I am applying a pre-trained google model, TFViTModel to my image dataset. It is a binary classification problem e.g. is the image a cat or not?

here is a snapshot of my code:

# Flipping and rotating images
data_augmentation = keras.Sequential(
    [layers.RandomFlip("horizontal"), layers.RandomRotation(0.1),]
)
# Apply data augmentation
inputs = keras.Input(shape = train_images.shape[1:])
x = data_augmentation(inputs)  

# Importing the base model
base_model = TFViTModel.from_pretrained('google/vit-base-patch16-224-in21k')

# Defining the layers

inputs = keras.Input(shape = train_images.shape[1:])
x = data_augmentation(inputs)

inputs.shape # or x.shape
out: TensorShape([None, 224, 224, 3])

x = base_model(x, training=False)
outputs = tf.keras.layers.Dense(1, activation=‘sigmoid’)(x)

My error is

ValueError Traceback (most recent call last)
~\AppData\Local\Temp\ipykernel_28616\1966532.py in <cell line: 2>()
1 # The model
----> 2 x = base_model(x, training=False)
3

ValueError: Input 0 of layer projection is incompatible with the layer: expected axis -1 of input shape to have value 3 but received input with shape (None, 224, 3, 224)

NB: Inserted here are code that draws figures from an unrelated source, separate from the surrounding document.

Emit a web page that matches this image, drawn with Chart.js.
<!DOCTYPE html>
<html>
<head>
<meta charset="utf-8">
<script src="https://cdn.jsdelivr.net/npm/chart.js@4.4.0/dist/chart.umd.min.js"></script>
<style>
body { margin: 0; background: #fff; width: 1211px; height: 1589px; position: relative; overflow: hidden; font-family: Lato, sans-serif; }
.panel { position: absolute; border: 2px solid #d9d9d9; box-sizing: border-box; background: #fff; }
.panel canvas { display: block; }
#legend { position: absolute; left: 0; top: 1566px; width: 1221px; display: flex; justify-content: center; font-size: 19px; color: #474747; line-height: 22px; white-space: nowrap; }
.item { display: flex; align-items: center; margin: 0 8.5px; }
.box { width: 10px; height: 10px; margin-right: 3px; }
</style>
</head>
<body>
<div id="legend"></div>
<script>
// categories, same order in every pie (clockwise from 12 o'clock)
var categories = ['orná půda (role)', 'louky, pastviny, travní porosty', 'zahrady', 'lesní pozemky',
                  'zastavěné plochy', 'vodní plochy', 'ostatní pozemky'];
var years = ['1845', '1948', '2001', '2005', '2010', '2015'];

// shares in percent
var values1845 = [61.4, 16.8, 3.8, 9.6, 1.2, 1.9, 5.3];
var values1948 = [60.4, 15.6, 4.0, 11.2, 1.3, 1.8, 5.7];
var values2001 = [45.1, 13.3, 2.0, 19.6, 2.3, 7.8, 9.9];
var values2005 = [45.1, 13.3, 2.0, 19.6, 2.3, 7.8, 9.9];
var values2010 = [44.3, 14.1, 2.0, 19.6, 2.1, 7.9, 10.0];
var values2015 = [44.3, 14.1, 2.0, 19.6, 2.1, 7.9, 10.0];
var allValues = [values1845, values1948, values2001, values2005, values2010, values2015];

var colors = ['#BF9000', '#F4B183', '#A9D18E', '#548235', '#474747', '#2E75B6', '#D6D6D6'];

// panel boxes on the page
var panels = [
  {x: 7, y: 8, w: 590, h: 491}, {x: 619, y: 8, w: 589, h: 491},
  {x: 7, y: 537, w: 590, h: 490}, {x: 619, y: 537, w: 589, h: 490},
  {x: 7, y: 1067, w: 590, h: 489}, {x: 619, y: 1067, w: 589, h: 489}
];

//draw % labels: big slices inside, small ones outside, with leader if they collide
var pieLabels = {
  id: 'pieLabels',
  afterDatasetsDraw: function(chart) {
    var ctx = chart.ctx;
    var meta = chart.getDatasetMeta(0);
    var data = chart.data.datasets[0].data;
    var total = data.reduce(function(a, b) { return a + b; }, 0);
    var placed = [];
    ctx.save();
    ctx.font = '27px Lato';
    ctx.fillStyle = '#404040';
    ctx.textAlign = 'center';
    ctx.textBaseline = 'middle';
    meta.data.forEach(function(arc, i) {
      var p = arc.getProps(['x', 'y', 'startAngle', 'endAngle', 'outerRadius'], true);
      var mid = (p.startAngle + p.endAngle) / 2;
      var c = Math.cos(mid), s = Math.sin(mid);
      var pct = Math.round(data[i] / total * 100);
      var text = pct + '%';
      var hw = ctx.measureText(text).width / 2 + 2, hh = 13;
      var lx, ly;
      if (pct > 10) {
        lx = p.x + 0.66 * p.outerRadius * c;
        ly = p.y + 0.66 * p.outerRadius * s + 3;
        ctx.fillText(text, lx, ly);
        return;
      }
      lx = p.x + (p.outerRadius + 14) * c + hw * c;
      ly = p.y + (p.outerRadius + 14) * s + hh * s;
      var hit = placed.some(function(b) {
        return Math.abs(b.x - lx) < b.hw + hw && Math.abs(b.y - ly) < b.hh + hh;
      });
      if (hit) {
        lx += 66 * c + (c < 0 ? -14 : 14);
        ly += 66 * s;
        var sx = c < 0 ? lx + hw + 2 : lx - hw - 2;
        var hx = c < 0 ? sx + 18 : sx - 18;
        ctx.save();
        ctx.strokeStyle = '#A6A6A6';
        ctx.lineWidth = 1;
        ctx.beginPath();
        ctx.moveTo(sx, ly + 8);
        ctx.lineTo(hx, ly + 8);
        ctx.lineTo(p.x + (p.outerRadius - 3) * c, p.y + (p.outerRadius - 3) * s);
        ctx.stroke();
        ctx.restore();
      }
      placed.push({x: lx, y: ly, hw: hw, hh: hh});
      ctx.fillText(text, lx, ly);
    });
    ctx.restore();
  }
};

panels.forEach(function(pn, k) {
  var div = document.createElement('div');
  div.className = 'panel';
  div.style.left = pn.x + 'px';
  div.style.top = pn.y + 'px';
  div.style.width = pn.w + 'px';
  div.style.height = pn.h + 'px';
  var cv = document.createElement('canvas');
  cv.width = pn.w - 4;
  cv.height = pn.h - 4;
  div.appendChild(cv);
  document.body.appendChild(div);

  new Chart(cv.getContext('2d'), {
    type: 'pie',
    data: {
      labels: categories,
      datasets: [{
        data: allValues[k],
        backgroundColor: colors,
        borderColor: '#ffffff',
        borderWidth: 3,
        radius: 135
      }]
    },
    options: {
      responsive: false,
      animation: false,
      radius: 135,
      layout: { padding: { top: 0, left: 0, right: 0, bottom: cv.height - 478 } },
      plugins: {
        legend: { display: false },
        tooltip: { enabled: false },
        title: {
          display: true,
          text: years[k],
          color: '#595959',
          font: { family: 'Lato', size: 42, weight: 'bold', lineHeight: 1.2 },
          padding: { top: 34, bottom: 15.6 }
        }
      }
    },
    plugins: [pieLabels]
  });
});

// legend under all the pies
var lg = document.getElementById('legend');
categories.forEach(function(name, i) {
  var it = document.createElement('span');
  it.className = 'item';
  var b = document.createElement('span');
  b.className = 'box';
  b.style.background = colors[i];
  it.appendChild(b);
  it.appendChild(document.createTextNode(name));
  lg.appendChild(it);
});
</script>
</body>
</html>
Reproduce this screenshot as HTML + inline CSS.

I have tried to  force the shape for the Input layer like this:

inputs = keras.Input(shape = (3, 224, 224))
inputs.shape
out: TensorShape([None, 3, 224, 224])

and got another ValueError:

ValueError: Layer dense_3 expects 1 input(s), but it received 2 input tensors. Inputs received: [<tf.Tensor ‘Placeholder:0’ shape=(None, 197, 768) dtype=float32>, <tf.Tensor ‘Placeholder_1:0’ shape=(None, 768) dtype=float32>]

Can somebody give advice about how to reshape it to the form required?  
Thank you.

P.S. I am following this guide, https://www.philschmid.de/image-classification-huggingface-transformers-keras

You can’t pass the image array directly to the model. It’s important to pass the image through the feature extractor which in turn generates the inputs for the model.
The model takes parameters matching certain format. Please see this link.

If you need help with moving dimensions around, see the Permute layer.